Can anybody please point me to guidance on ink limiting workflow?
I’m testing with various white matte papers and I’ve started to run into issues on the thinner end of things (110gsm ish) where papers are warping and losing their flatness due to the ink load.
I can see that there are ink limiting functions in both QTR settings and in piezography pro excel sheet. But I haven’t been able to find out anything about the difference in application or effect of them, nor any workflow examples. There is brief mention in the PPE v2 manual of Variable Ink Limiting and a teaser to a video and full tutorial coming soon.
I am guessing that limiting ink will interact with curve creation as one iterates through, but I can’t think how. Is it done for every curve iteration and if so are different values set every time? Or is it done only once? For example, from the manual it is explained that channel curve smoothing is something to be applied on the initial new curve and is then is baked in such that no smoothing need be applied to subsequent iterations of that curve.
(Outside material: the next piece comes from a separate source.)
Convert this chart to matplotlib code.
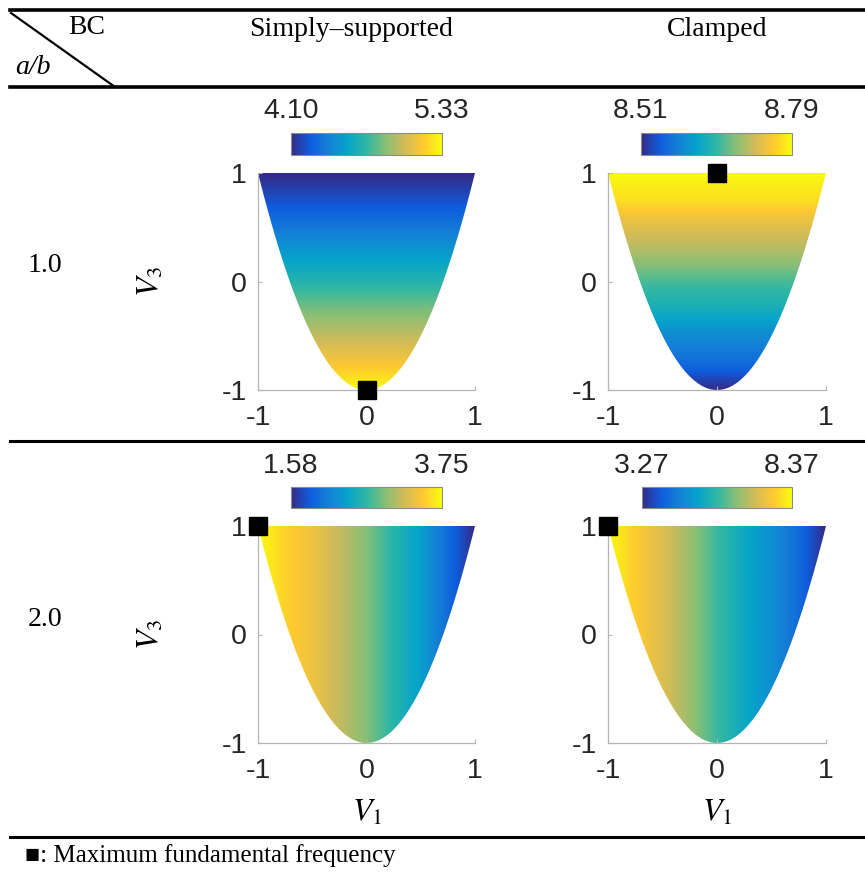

I have tried limiting ink in QTR by -10%, -20%, -30%,-40% increments. The paper starts to keep its shape/flatness around the minus 30-40% mark, however by this stage the print is losing a lot of its ‘punch’ as it were. I was about to start messing around with the QTR ink limit calibration worklfow but then noticed the PPE v2 manual warns against getting into old QTR workflows.
Help much appreciated.
My set up is Mac OS X 11.7.3 // Print Tool 2.3.4 // QTR 2.8.2 // Epson 3880 Piezography Pro installed.
These curves were made by loading a hahnemuhle photo rag curve into the starting curve, deleting the measurements entirely, and then going to the limiter and limiting everything down to 50% except for the darkest tones which were kept at 100%. That is a different way of limiting ink that with QTR which limits the darkest tone as well.
Then a target was printed with these new limited curves and then the curves were linearized.
Basically if you print a target and see the pooling/rippling in certain tonal areas you can load that curve into the tool and limit those specific tonal areas DOWN. Then you linearize.